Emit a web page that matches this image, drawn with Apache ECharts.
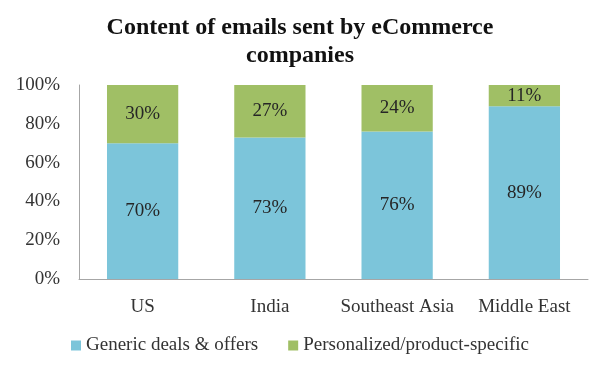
<!DOCTYPE html>
<html><head><meta charset="utf-8">
<script src="https://cdn.jsdelivr.net/npm/echarts@6/dist/echarts.min.js"></script>
<style>html,body{margin:0;padding:0;background:#fff}#c{width:600px;height:366px}</style>
</head><body><div id="c"></div>
<script>
const categories = ['US', 'India', 'Southeast Asia', 'Middle East'];
const generic = [70, 73, 76, 89];
const personalized = [30, 27, 24, 11];
const seriesNames = ['Generic deals & offers', 'Personalized/product-specific'];
const FONT = '"Liberation Serif", "DejaVu Serif", serif';
const chart = echarts.init(document.getElementById('c'));
const lbl = {show: true, position: 'inside', formatter: p => p.value + '%', color: '#262626', fontFamily: FONT, fontSize: 19};
chart.setOption({
  animation: false,
  title: {text: 'Content of emails sent by eCommerce\ncompanies', left: 'center', top: 9,
    textStyle: {fontFamily: FONT, fontWeight: 'bold', fontSize: 24, color: '#111', lineHeight: 28}},
  legend: {bottom: 6, left: 'center', itemWidth: 10, itemHeight: 10, itemGap: 30, icon: 'rect',
    textStyle: {fontFamily: FONT, fontSize: 19, color: '#333'}},
  grid: {left: 79, right: 12, top: 85, bottom: 87},
  xAxis: {type: 'category', data: categories,
    axisLine: {lineStyle: {color: '#a6a6a6', width: 1}}, axisTick: {show: false},
    axisLabel: {interval: 0, hideOverlap: false, fontFamily: FONT, fontSize: 19, color: '#333', margin: 19}},
  yAxis: {type: 'value', min: 0, max: 100, interval: 20,
    axisLine: {show: true, lineStyle: {color: '#a6a6a6'}}, splitLine: {show: false}, axisTick: {show: false},
    axisLabel: {formatter: '{value}%', fontFamily: FONT, fontSize: 19, color: '#333', margin: 19}},
  series: [
    {name: seriesNames[0], type: 'bar', stack: 't', data: generic, barWidth: '56%',
      itemStyle: {color: '#7cc5da'}, label: lbl},
    {name: seriesNames[1], type: 'bar', stack: 't', data: personalized, barWidth: '56%',
      itemStyle: {color: '#a0bf65'}, label: lbl}
  ]
});
</script></body></html>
————
■ GOAL OF THE EXERCISE ■
Copy the whole listing above word for word but do not carry over the pictures.

■ CORRECT RESPONSE ■
Emit a web page that matches this image, drawn with Apache ECharts.
<!DOCTYPE html>
<html><head><meta charset="utf-8">
<script src="https://cdn.jsdelivr.net/npm/echarts@6/dist/echarts.min.js"></script>
<style>html,body{margin:0;padding:0;background:#fff}#c{width:600px;height:366px}</style>
</head><body><div id="c"></div>
<script>
const categories = ['US', 'India', 'Southeast Asia', 'Middle East'];
const generic = [70, 73, 76, 89];
const personalized = [30, 27, 24, 11];
const seriesNames = ['Generic deals & offers', 'Personalized/product-specific'];
const FONT = '"Liberation Serif", "DejaVu Serif", serif';
const chart = echarts.init(document.getElementById('c'));
const lbl = {show: true, position: 'inside', formatter: p => p.value + '%', color: '#262626', fontFamily: FONT, fontSize: 19};
chart.setOption({
  animation: false,
  title: {text: 'Content of emails sent by eCommerce\ncompanies', left: 'center', top: 9,
    textStyle: {fontFamily: FONT, fontWeight: 'bold', fontSize: 24, color: '#111', lineHeight: 28}},
  legend: {bottom: 6, left: 'center', itemWidth: 10, itemHeight: 10, itemGap: 30, icon: 'rect',
    textStyle: {fontFamily: FONT, fontSize: 19, color: '#333'}},
  grid: {left: 79, right: 12, top: 85, bottom: 87},
  xAxis: {type: 'category', data: categories,
    axisLine: {lineStyle: {color: '#a6a6a6', width: 1}}, axisTick: {show: false},
    axisLabel: {interval: 0, hideOverlap: false, fontFamily: FONT, fontSize: 19, color: '#333', margin: 19}},
  yAxis: {type: 'value', min: 0, max: 100, interval: 20,
    axisLine: {show: true, lineStyle: {color: '#a6a6a6'}}, splitLine: {show: false}, axisTick: {show: false},
    axisLabel: {formatter: '{value}%', fontFamily: FONT, fontSize: 19, color: '#333', margin: 19}},
  series: [
    {name: seriesNames[0], type: 'bar', stack: 't', data: generic, barWidth: '56%',
      itemStyle: {color: '#7cc5da'}, label: lbl},
    {name: seriesNames[1], type: 'bar', stack: 't', data: personalized, barWidth: '56%',
      itemStyle: {color: '#a0bf65'}, label: lbl}
  ]
});
</script></body></html>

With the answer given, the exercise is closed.